不等徐西宁说完,宋氏登时怒斥,“放肆,什么破烂腌臜之物也敢往太后跟前送?你疯了不成?方才章二小姐还责备我,说我不带你进宫赴宴,就你这样张狂的,云阳侯府几条命经得住你霍霍。”
太后脸色也不好看,嫌恶的看着徐西宁。
徐西宁一脸惊慌的委屈,赶在太后开口之前,说:“太后娘娘息怒,臣女是瞧着太后娘娘手上带着的紫檀手串是臣女母亲的店铺所出之物,所以才斗胆开口……”
不等徐西宁说完,宋氏愤然起身,两步靠近徐西宁,疾言厉色,“闭嘴!”
太后低头看了一眼自己手腕上的紫檀木手串。
宋氏转头,满脸堆笑,朝太后道:“太后娘娘息怒,莫要听她小孩子家家乱说,这紫檀木的手串,是西媛从一位游僧手中得来的有缘之物。”

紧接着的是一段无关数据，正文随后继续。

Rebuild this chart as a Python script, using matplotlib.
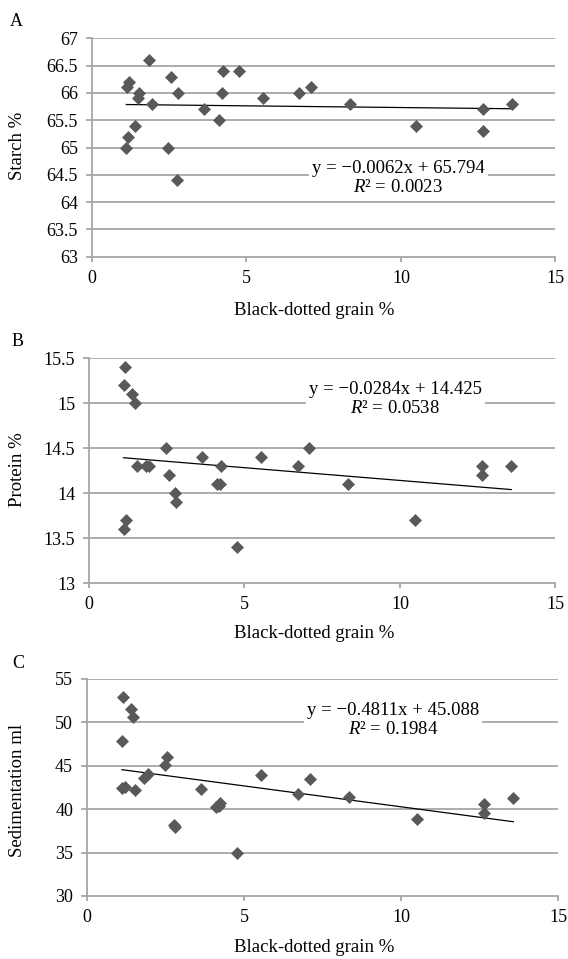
import matplotlib
matplotlib.use("Agg")
import matplotlib.pyplot as plt
import numpy as np

plt.rcParams['font.family'] = ['Liberation Serif', 'DejaVu Serif']
plt.rcParams['mathtext.fontset'] = 'custom'
plt.rcParams['mathtext.rm'] = 'Liberation Serif'
plt.rcParams['mathtext.it'] = 'Liberation Serif:italic'

# ---------------- data ----------------
black_dotted = [1.11, 1.13, 1.16, 1.20, 1.39, 1.48, 1.53, 1.83, 1.94, 2.47, 2.56,
                2.76, 2.79, 3.64, 4.12, 4.20, 4.23, 4.77, 5.53, 6.71, 7.09, 8.34,
                10.50, 12.65, 12.65, 13.58]
starch = [65.0, 66.1, 65.2, 66.2, 65.4, 65.9, 66.0, 66.6, 65.8, 65.0, 66.3,
          64.4, 66.0, 65.7, 65.5, 66.0, 66.4, 66.4, 65.9, 66.0, 66.1, 65.8,
          65.4, 65.7, 65.3, 65.8]
protein = [13.6, 15.2, 15.4, 13.7, 15.1, 15.0, 14.3, 14.3, 14.3, 14.5, 14.2,
           14.0, 13.9, 14.4, 14.1, 14.1, 14.3, 13.4, 14.4, 14.3, 14.5, 14.1,
           13.7, 14.3, 14.2, 14.3]
sedimentation = [42.4, 47.9, 52.9, 42.6, 51.6, 50.6, 42.2, 43.6, 44.0, 45.1, 46.0,
                 38.2, 37.9, 42.3, 40.3, 40.4, 40.7, 35.0, 43.9, 41.7, 43.5, 41.4,
                 38.9, 40.6, 39.6, 41.3]

panel_letters = ["A", "B", "C"]
y_labels = ["Starch %", "Protein %", "Sedimentation ml"]
x_label = "Black-dotted grain %"
slopes = [-0.0062, -0.0284, -0.4811]
intercepts = [65.794, 14.425, 45.088]
eq_texts = ["y = \u22120.0062x + 65.794", "y = \u22120.0284x + 14.425", "y = \u22120.4811x + 45.088"]
r2_texts = ["0.0023", "0.0538", "0.1984"]
y_ticks = [[63, 63.5, 64, 64.5, 65, 65.5, 66, 66.5, 67],
           [13, 13.5, 14, 14.5, 15, 15.5],
           [30, 35, 40, 45, 50, 55]]
x_ticks = [0, 5, 10, 15]

# ---------------- layout ----------------
W, H = 568, 959
fig = plt.figure(figsize=(W / 100, H / 100), dpi=100)

def px_axes(l, r, t, b):
    return [l / W, 1 - b / H, (r - l) / W, (b - t) / H]

axes_px = [(92, 555.4, 38.3, 256.7), (89, 555.4, 358.3, 583.0), (87, 558, 679, 896)]
eq_pos = [(9.92, 64.44), (9.85, 15.05), (9.75, 50.25)]
letter_px = [(16, 22), (18, 342), (18, 663)]
ylabel_px = [(17, 146), (18, 470), (17.5, 790)]
xlabel_py = [311, 633, 948]

grid_color = '#a6a6a6'
marker_color = '#595959'
fs_tick = 13
fs_lab = 13.5

series = [starch, protein, sedimentation]
for i in range(3):
    ax = fig.add_axes(px_axes(*axes_px[i]))
    yt = y_ticks[i]
    ax.set_xlim(x_ticks[0], x_ticks[-1])
    ax.set_ylim(yt[0], yt[-1])
    for v in yt[1:]:
        ax.axhline(v, color=grid_color, lw=1.3, zorder=1)
    ax.plot(black_dotted, series[i], linestyle='none', marker='D', ms=6.4,
            mfc=marker_color, mec=marker_color, mew=0.5, zorder=3)
    xs = np.array([min(black_dotted), max(black_dotted)])
    ax.plot(xs, slopes[i] * xs + intercepts[i], color='black', lw=0.9, zorder=2)
    ax.text(eq_pos[i][0], eq_pos[i][1],
            eq_texts[i] + "\n" + r"$R$" + "\u00b2 = " + r2_texts[i],
            ha='center', va='center', fontsize=fs_lab, linespacing=1.15, zorder=4,
            bbox=dict(facecolor='white', edgecolor='none', pad=2))
    ax.set_yticks(yt)
    ax.set_yticklabels([f"{v:g}" for v in yt])
    ax.set_xticks(x_ticks)
    ax.set_xticklabels([str(v) for v in x_ticks])
    for s in ['top', 'right']:
        ax.spines[s].set_visible(False)
    for s in ['left', 'bottom']:
        ax.spines[s].set_color(grid_color)
        ax.spines[s].set_linewidth(1.3)
    ax.tick_params(axis='y', length=4, width=1.3, color=grid_color, pad=6, labelsize=fs_tick)
    ax.tick_params(axis='x', length=3.5, width=1.3, color=grid_color, pad=6, labelsize=fs_tick)
    fig.text(letter_px[i][0] / W, 1 - letter_px[i][1] / H, panel_letters[i],
             ha='center', va='center', fontsize=fs_tick)
    fig.text(ylabel_px[i][0] / W, 1 - ylabel_px[i][1] / H, y_labels[i],
             rotation=90, ha='center', va='center', fontsize=fs_lab)
    fig.text(314 / W, 1 - xlabel_py[i] / H, x_label, ha='center', va='center', fontsize=fs_lab)

fig.savefig("out.png", dpi=100, facecolor='white')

徐西宁提起这紫檀木手串,只是想要抛砖引玉,想要让太后试一下她的治疗偏头痛的方子。
这是她来之前就准备好的。
要见太后,总得有个理由。
却没想到,一个紫檀木手串,宋氏竟然反应这么大?这手串有什么独特之处吗?
压下心中疑惑,徐西宁笃定道:“这是我母亲店铺之物。”
宋氏嗖的扭头,“你闭嘴!”
太后手指摩挲着手腕上的手串,看向徐西宁,“你说这是你母亲店铺里的东西?”
“太后娘娘。”宋氏惶恐不安。
太后没理她,只朝徐西宁问:“你有什么证据吗?你店铺的伙计说这是你的可不算是证据。”
宋氏登时神色放轻几分。
这手串徐西宁从未见过,她能说出什么证据。
脸上带了些幸灾乐祸,宋氏问徐西宁,“西宁想要抢太后娘娘的恩宠,也不必就这样手段下作睁眼说瞎话。”
徐西宁看向那手串,登时心跳的砰砰的。
她今儿若是说不出这手串的什么独特之处,只怕先前挨了皇后的耳光,现在还得被太后责罚。
可这手串到底有什么不一样的……
“太后娘娘,您的药好了。”
就在徐西宁心跳如雷不知该如何应答的时候,忽然外面进来一个宫女。
那宫女手里端着托盘,托盘上端着一碗药。
徐西宁眼神骤然一凛,转头看向那宫女。
就在徐西宁转头一瞬——
砰!
药碗翻扣在地,那宫女纵身直扑太后,手里拿着一把寒光毕现的匕。